**What needs to be done:** Repeat every line of the listing below exactly, minus the pictures.

---*---

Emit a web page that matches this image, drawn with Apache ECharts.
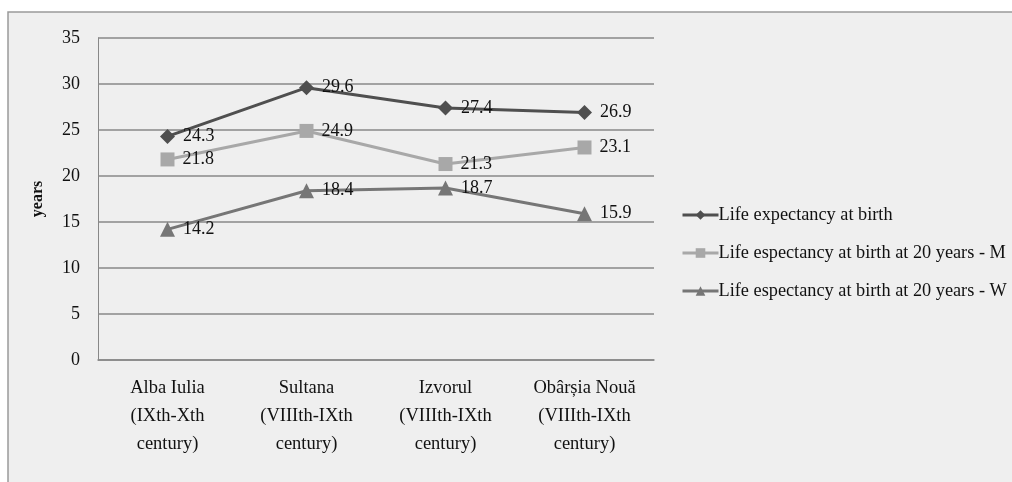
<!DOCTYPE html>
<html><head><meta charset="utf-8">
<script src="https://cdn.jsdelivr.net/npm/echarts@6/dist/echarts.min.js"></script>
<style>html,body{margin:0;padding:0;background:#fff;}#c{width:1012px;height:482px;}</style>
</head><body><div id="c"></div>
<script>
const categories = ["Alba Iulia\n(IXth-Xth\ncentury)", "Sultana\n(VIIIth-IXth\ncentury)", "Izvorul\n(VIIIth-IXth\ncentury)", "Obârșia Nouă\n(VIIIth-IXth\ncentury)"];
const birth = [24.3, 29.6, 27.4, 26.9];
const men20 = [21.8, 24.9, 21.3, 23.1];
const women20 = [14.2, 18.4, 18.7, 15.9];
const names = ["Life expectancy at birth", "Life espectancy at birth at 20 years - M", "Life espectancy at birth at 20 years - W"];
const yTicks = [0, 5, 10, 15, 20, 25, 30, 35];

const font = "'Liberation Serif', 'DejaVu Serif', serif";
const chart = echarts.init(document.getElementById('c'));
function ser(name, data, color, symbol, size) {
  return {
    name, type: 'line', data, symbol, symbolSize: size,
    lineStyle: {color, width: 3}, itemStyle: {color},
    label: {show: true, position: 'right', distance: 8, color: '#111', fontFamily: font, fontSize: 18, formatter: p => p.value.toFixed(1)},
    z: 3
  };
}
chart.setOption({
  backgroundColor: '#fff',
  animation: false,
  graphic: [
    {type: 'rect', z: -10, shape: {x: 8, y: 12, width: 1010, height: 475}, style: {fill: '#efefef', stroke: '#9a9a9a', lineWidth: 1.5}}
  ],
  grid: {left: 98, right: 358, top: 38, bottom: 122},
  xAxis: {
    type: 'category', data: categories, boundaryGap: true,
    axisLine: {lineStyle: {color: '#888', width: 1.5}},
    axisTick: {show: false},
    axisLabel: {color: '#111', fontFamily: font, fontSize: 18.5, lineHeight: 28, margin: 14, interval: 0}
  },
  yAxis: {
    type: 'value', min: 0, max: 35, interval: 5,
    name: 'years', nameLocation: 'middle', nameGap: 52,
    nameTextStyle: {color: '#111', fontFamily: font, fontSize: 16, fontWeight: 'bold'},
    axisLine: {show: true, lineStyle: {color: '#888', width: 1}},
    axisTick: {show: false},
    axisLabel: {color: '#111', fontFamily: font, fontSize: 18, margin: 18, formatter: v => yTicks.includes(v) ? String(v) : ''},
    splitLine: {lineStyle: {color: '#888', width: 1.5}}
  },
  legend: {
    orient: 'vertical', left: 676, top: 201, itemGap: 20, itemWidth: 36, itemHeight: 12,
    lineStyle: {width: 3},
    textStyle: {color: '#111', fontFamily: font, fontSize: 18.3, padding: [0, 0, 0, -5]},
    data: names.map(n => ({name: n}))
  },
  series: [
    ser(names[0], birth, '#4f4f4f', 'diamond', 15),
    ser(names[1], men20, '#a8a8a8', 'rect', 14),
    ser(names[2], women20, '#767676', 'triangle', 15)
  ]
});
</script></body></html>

---*---

**Written response:**
Emit a web page that matches this image, drawn with Apache ECharts.
<!DOCTYPE html>
<html><head><meta charset="utf-8">
<script src="https://cdn.jsdelivr.net/npm/echarts@6/dist/echarts.min.js"></script>
<style>html,body{margin:0;padding:0;background:#fff;}#c{width:1012px;height:482px;}</style>
</head><body><div id="c"></div>
<script>
const categories = ["Alba Iulia\n(IXth-Xth\ncentury)", "Sultana\n(VIIIth-IXth\ncentury)", "Izvorul\n(VIIIth-IXth\ncentury)", "Obârșia Nouă\n(VIIIth-IXth\ncentury)"];
const birth = [24.3, 29.6, 27.4, 26.9];
const men20 = [21.8, 24.9, 21.3, 23.1];
const women20 = [14.2, 18.4, 18.7, 15.9];
const names = ["Life expectancy at birth", "Life espectancy at birth at 20 years - M", "Life espectancy at birth at 20 years - W"];
const yTicks = [0, 5, 10, 15, 20, 25, 30, 35];

const font = "'Liberation Serif', 'DejaVu Serif', serif";
const chart = echarts.init(document.getElementById('c'));
function ser(name, data, color, symbol, size) {
  return {
    name, type: 'line', data, symbol, symbolSize: size,
    lineStyle: {color, width: 3}, itemStyle: {color},
    label: {show: true, position: 'right', distance: 8, color: '#111', fontFamily: font, fontSize: 18, formatter: p => p.value.toFixed(1)},
    z: 3
  };
}
chart.setOption({
  backgroundColor: '#fff',
  animation: false,
  graphic: [
    {type: 'rect', z: -10, shape: {x: 8, y: 12, width: 1010, height: 475}, style: {fill: '#efefef', stroke: '#9a9a9a', lineWidth: 1.5}}
  ],
  grid: {left: 98, right: 358, top: 38, bottom: 122},
  xAxis: {
    type: 'category', data: categories, boundaryGap: true,
    axisLine: {lineStyle: {color: '#888', width: 1.5}},
    axisTick: {show: false},
    axisLabel: {color: '#111', fontFamily: font, fontSize: 18.5, lineHeight: 28, margin: 14, interval: 0}
  },
  yAxis: {
    type: 'value', min: 0, max: 35, interval: 5,
    name: 'years', nameLocation: 'middle', nameGap: 52,
    nameTextStyle: {color: '#111', fontFamily: font, fontSize: 16, fontWeight: 'bold'},
    axisLine: {show: true, lineStyle: {color: '#888', width: 1}},
    axisTick: {show: false},
    axisLabel: {color: '#111', fontFamily: font, fontSize: 18, margin: 18, formatter: v => yTicks.includes(v) ? String(v) : ''},
    splitLine: {lineStyle: {color: '#888', width: 1.5}}
  },
  legend: {
    orient: 'vertical', left: 676, top: 201, itemGap: 20, itemWidth: 36, itemHeight: 12,
    lineStyle: {width: 3},
    textStyle: {color: '#111', fontFamily: font, fontSize: 18.3, padding: [0, 0, 0, -5]},
    data: names.map(n => ({name: n}))
  },
  series: [
    ser(names[0], birth, '#4f4f4f', 'diamond', 15),
    ser(names[1], men20, '#a8a8a8', 'rect', 14),
    ser(names[2], women20, '#767676', 'triangle', 15)
  ]
});
</script></body></html>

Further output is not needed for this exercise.